Monday, Nov. 21, 1938

Grand Old Man

Six years ago Amos Alonzo Stagg reached three score and ten, was told that he was through as faculty member, athletic director and football coach at the University of Chicago.* For 41 years he had taught football there, was credited with such innovations as the tackling dummy (his first was an old mattress), and numerals for players' jerseys, had contributed more to the technique of the game than any other man in the country. He was the "Grand Old Man" of football.

But Grand Old Man Stagg was not through. Instead of accepting a $10,000-a-year sinecure as Chicago's representative in Big Ten Councils, he got a job as football coach at the little College of the Pacific. Last week 76-year-old Alonzo Stagg, still spry and ruddy in his 49th year of coaching, came back to Chicago, sat on a hard bench in the stadium that is named after him and, with mixed emotions, watched his smart little Pacific team trounce the Maroons, 32-to-0.

Centre of a sentimental homecoming celebration, Alonzo Stagg may have pondered the changes that have taken place in U. S. football since he was named on Walter Camp's first All-America in 1889, may have moaned over the low estate of the East's Big Three and his alma mater, Yale, in particular (beaten by Princeton last week, 20-10-7).

The college that has been the Big Three's nemesis this year is Dartmouth.

Defeating Harvard, Yale and Princeton in, one season is something that no previous Dartmouth team has ever done. Victor over all other opponents as well, the boys from the Hanover hills boasted a string of 22 games without defeat when they met Cornell, their most formidable opponent of the year, last week. But against Cornell's stonewall line, Dartmouth met its Waterloo.
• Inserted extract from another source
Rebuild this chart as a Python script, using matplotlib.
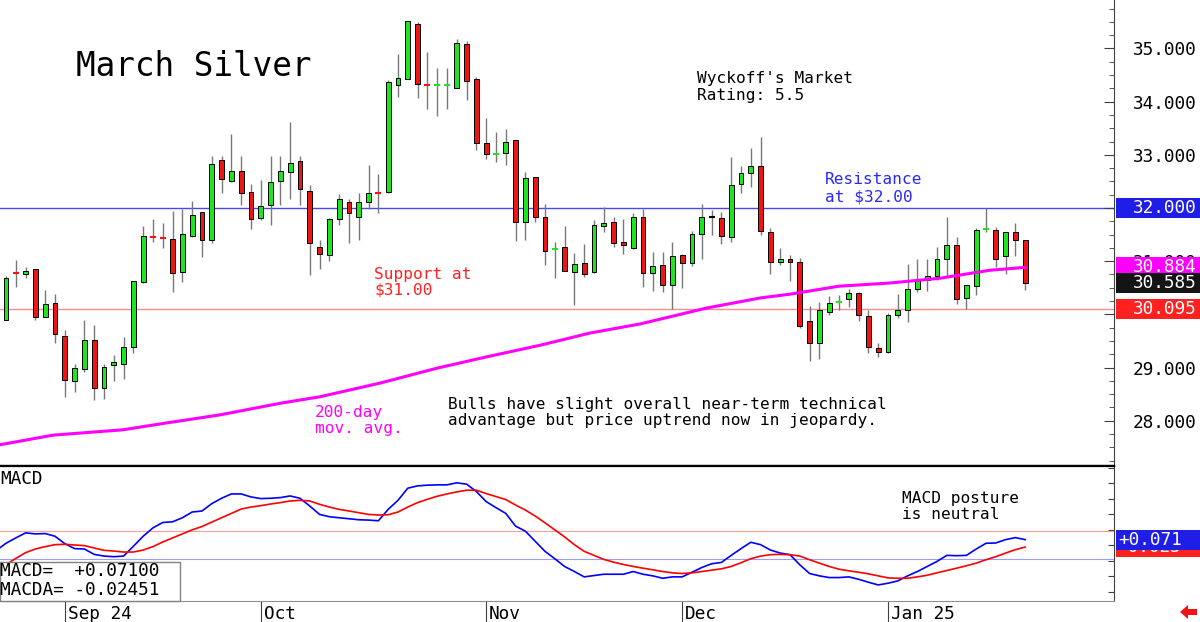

In one of the most exciting games of the week, a great Cornell team reminiscent of the days of George Pfann and Eddie Kaw, bottled up the famed Dartmouth backfield trio of MacLeod, Hutchinson and Howe, handed Earl Blaik's Green team its first defeat (14-10-7) in two years and laid claim to the mythical Ivy League championship.

While Cornell was celebrating its victory over the victor-over-the-Big-Three, Rutgers, which had defeated Princeton last fortnight for the first time since their first game in 1869, claimed the championship of the Middle Three (Rutgers, Lafayette, Lehigh) by beating Lafayette 6-to-0, and Amherst, undefeated this season, annihilated Williams 41-to-0 for the championship of the Little Three (Amherst, Williams, Wesleyan).

Although Dartmouth and Pittsburgh both had their famed undefeated streaks snapped at 22 this season, a far less publicized string has been spun by Baltimore's Morgan College, No. 1 Negro football team of the U. S. In crushing Hampton Institute, 19-to-6, last week, Morgan registered its 54th consecutive game (seven years) without defeat.*

Other notable winning streaks that were prolonged last week:

< Duke, only major college in the country with a perfect record (unscored on all season), had little trouble keeping Syracuse away from its goal line, 21-to-0.

< Notre Dame, led by 18-year-old Sophomore Bob Saggau, scored three touchdowns, overpowered powerful Minnesota, 19-to-0, for its seventh victory in a row this year.

< Texas Christian, with little Davey O'Brien completing 17 out of 24 passes (for a gain of 230 yards), bewildered the University of Texas by its razzle-dazzle, added a 28-to-6 victory to its 1938 string of seven straight.

< Tennessee, meeting its old rival, Vanderbilt, in the No. 1 game of the South, exhibited the best team in its history and one of the best in the country, hoped for a Rose Bowl bid in registering its eighth successive victory (14-to-0) this season.

< Oklahoma made it eleven straight victories by blanking Missouri, 21-to-0, moving into the lead in the Big Six Conference with only one game left to play, and joining the ranks of the first ten U. S. football teams selected weekly by an Associated Press poll.

Notable losing streak:

< California Institute of Technology, after 21 defeats in a row, beat La Verne College last week, 13-10-6. La Verne was on the verge of disbanding its team earlier in the season for want of players.

*Faculty members at Chicago must retire at 70.

*Scheduled for January 2 is a Peach Bowl game, to be played in Atlanta between the No. i southern Negro team and the No. 1 eastern Negro team.